We’ve just started to sell children’s bike helmets at BikeKidShop.com. I’ve been doing some homework on a variety of issues and considerations surrounding kid’s bike helmets.
There are quite a few different ways for children to get involved in cycling and wearing a children’s bike helmet makes all of these much safer. Think about all of the ways kids can be involved with cycling. As passengers on bicycles kids can ride in bike child trailers, trailer-cycles, in bike child seats, on tandem stoker kits and on specialty bikes such as Bakfiets and the Zigo leader with front child passenger areas. When it comes to the different ways kids ride bike, there are starter devices like, balance bikes, tricycles and bicycles with training wheels.
All of these ways for children to be involved in cycling have their own measure of safety concerns. A good quality bike child helmet is a must-have for protecting your child’s head however it is that they ride a bike. Bike child helmets also serve to protect your children in other fast sports like skateboarding and rollerblading.
It is definitely worth the time to choose a bike helmet that your child enjoys wearing. With all the styles and colors available, your child should certainly be able to pick a helmet out that they like the look of. And with a range of sizes available, they should be able to find something that comfortably fits their noggin as well.
These days, there are quite a few features to consider when choosing a bike helmet. Fortunately, manufacturer like Bell Helmets and Giro Helmets are making great quality products that integrate all of the highest quality features into their helmets.
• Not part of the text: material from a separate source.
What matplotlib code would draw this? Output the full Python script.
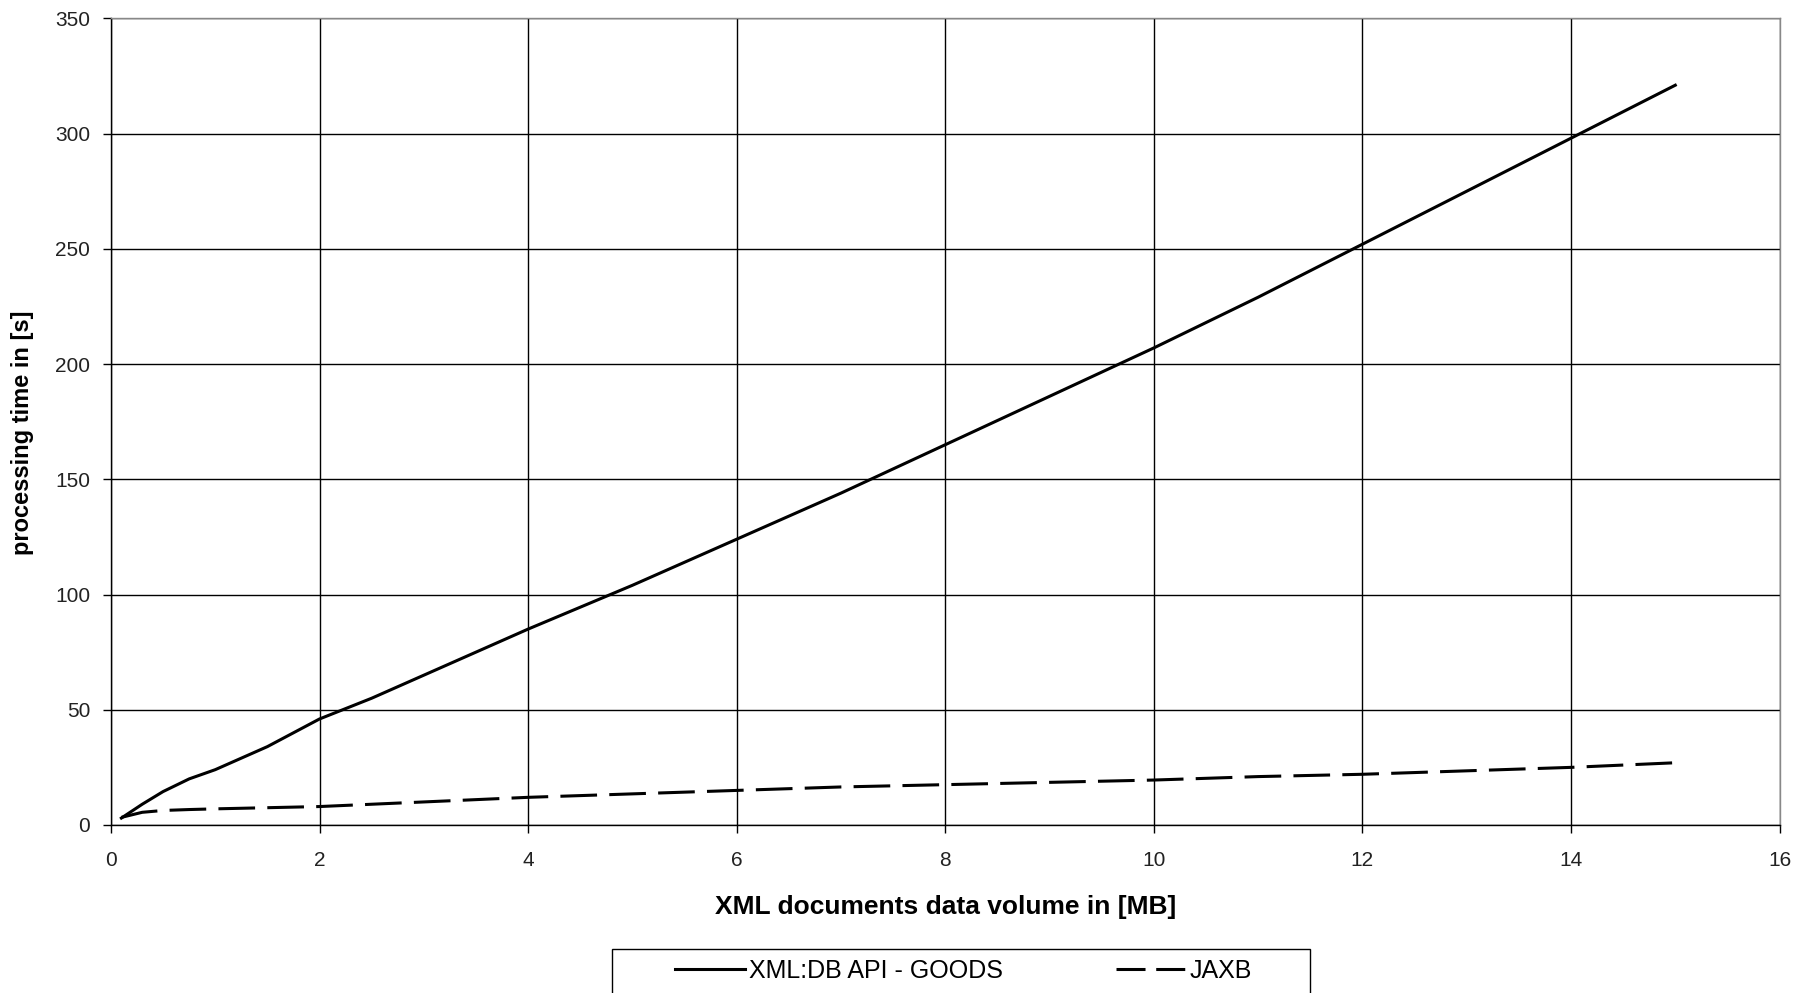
import matplotlib.pyplot as plt
from matplotlib.patches import Rectangle

plt.rcParams['font.family'] = ['Liberation Sans', 'DejaVu Sans']

# data volume in MB
size_mb = [0.1, 0.3, 0.5, 0.75, 1, 1.5, 2, 2.5, 3, 4, 5, 6, 7, 8, 9, 10, 11, 12, 13, 14, 15]
# processing time in s
xmldb = [3, 9, 14.5, 20, 24, 34, 46, 55, 65, 85, 104, 124, 144, 165, 186, 207, 229, 252, 275, 298, 321]
jaxb = [3.3, 5.5, 6.3, 6.7, 7, 7.5, 8, 9, 10, 12, 13.5, 15, 16.5, 17.5, 18.5, 19.5, 21, 22, 23.5, 25, 27]

fig = plt.figure(figsize=(18.01, 9.93), dpi=100)
ax = fig.add_axes([0.0616, 0.1692, 0.9265, 0.8123])

ax.plot(size_mb, xmldb, color='black', linewidth=2.2, label='XML:DB API - GOODS')
ax.plot(size_mb, jaxb, color='black', linewidth=2.2, dashes=(12, 4), label='JAXB')

ax.set_xlim(0, 16)
ax.set_ylim(0, 350)
ax.set_xticks(range(0, 17, 2))
ax.set_yticks(range(0, 351, 50))
ax.grid(True, color='black', linewidth=1.0)
for s in ax.spines.values():
    s.set_color('black')
    s.set_linewidth(1.0)
ax.spines['right'].set_color('#888888')
ax.spines['top'].set_color('#888888')
ax.tick_params(direction='out', length=6, width=1.0, colors='black',
               labelcolor='#222222', labelsize=15)
ax.tick_params(axis='x', pad=13)
ax.tick_params(axis='y', pad=9)

ax.set_xlabel('XML documents data volume in [MB]', fontsize=19, fontweight='bold', labelpad=18)
ax.set_ylabel('processing time in [s]', fontsize=17, fontweight='bold')
ax.yaxis.set_label_coords(-0.046, 0.486)

# legend box, cut by the bottom edge as in the original
fig.patches.append(Rectangle((0.3397, -0.01), 0.3879, 0.054, transform=fig.transFigure,
                             facecolor='white', edgecolor='black', linewidth=1.0))
leg = fig.legend(loc='center left', bbox_to_anchor=(0.375, 0.022), ncol=2,
                 frameon=False, fontsize=18, borderpad=0, borderaxespad=0,
                 handlelength=2.77, handletextpad=0.18, columnspacing=4.5)
leg.get_lines()[1].set_dashes((9.5, 3.5))

fig.savefig('out.png', dpi=100)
When choosing a helmet keep in mind the following features: size, fit, ventilation, and straps. Additional helmet features to be aware of are features such as adjustable fit systems, visors and built in lights.
Have a look at the following bike child helmet manufacturer pages on choosing bike helmets:
One of the most important issues to be aware of in choosing a children’s bike helmet is proper fit. Size categories for children’s helmets are generally broken down into the groupings of toddler helmets, child’s helmets and youth helmets. While these names are generally associated with age groups, the most important factor to consider is head size.
Bike Kid Shop uses these sizes to define the following head sizes:
- toddler: 18″ – 19.75″ (46-50 cm)
- child: 19.75″ – 21.5″ (50-54 cm)
- youth: 19.75″ – 22.5″ (50-57 cm)
Other kid’s cycling helmets are of the one-size-fits-all variety sized to fit heads ranging from 18″-22.5″ (46cm-57cm).
Beyond just the size of the helmet, making proper adjustments to the straps and pads can help insure that the helmet is both comfortable and able to provide the maximum safety protection in an accident. Cincinnati Children’s Organization offers up a useful five step set of instructions for fitting on a bicycle helmet. And here is another similar set of bike helmet fitting instructions. Or take a look at the video below.
Wearing bicycle helmets is not only a smart thing to do, in many states it is the law. Most bike helmet laws are targeted at children. The maximum age of these helmet laws vary.
Here are several good resources for staying current of current laws regarding bicycle helmets in the US:
- Bicycle Helmet Safety Institute’s Helmet Law Chart
- Current US motorcycle and bicycle helmet laws
- Color coded map by state for bicycle helmet laws
While we are certainly major advocates of children (and everybody else) protecting their head while cycling with a bike helmet, it is worth noting that there are some complex issues to consider as regards to helmet laws. Many arguments have been proposed that bicycle helmet laws might contribute negatively to overall bicycle safety. Treehugger has an excellent post discussing the debate over bicycle helmet laws.
Their conclusions do an excellent job of summarizing the debate:
1. We need better biking infrastructure to separate us from stupid drivers. That is the lesson from the Netherlands, that we need more cyclists and better bike paths more than we need helmets.
2. Don’t confuse helmets with helmet legislation. I will concede the point that helmet legislation may cause a reduction in the number of cyclists, which can be counterproductive if we are trying to promote cycling. I might even go so far as to accuse governments of shifting responsibility to the heads of cyclists and away from the drivers of cars by putting cyclists in such lousy infrastructure with lousy drivers.
3. Helmets work. It is silly to say that they don’t; if you are going to crack your head into something they will protect it. If you don’t live in the Netherlands or Copenhagen or somewhere with lots of cyclists and a decent infrastructure, you should wear one.
4. Compromise? In Ontario, kids have to wear helmets, adults don’t. If you grow up with a helmet on your head or a seatbelt on your lap, you feel naked without it. Eventually, almost everyone will.
In agreeing with the fourth point above, I would say that the argument against helmet laws don’t hold as much weight when it comes to helmet laws specifically geared at children. Children are less able to make sound choices on their own about things such as helmet laws and are much less informed and able to take responsibility for their actions. In addition children may be at greater risk as they are less developed, physically and mentally, to handle some of the risks of cycling. I am interested to find out more about how the introduction of cycling laws impact ridership numbers. Do fewer kids ride bikes when helmet laws are introduced? And how well are the laws obeyed?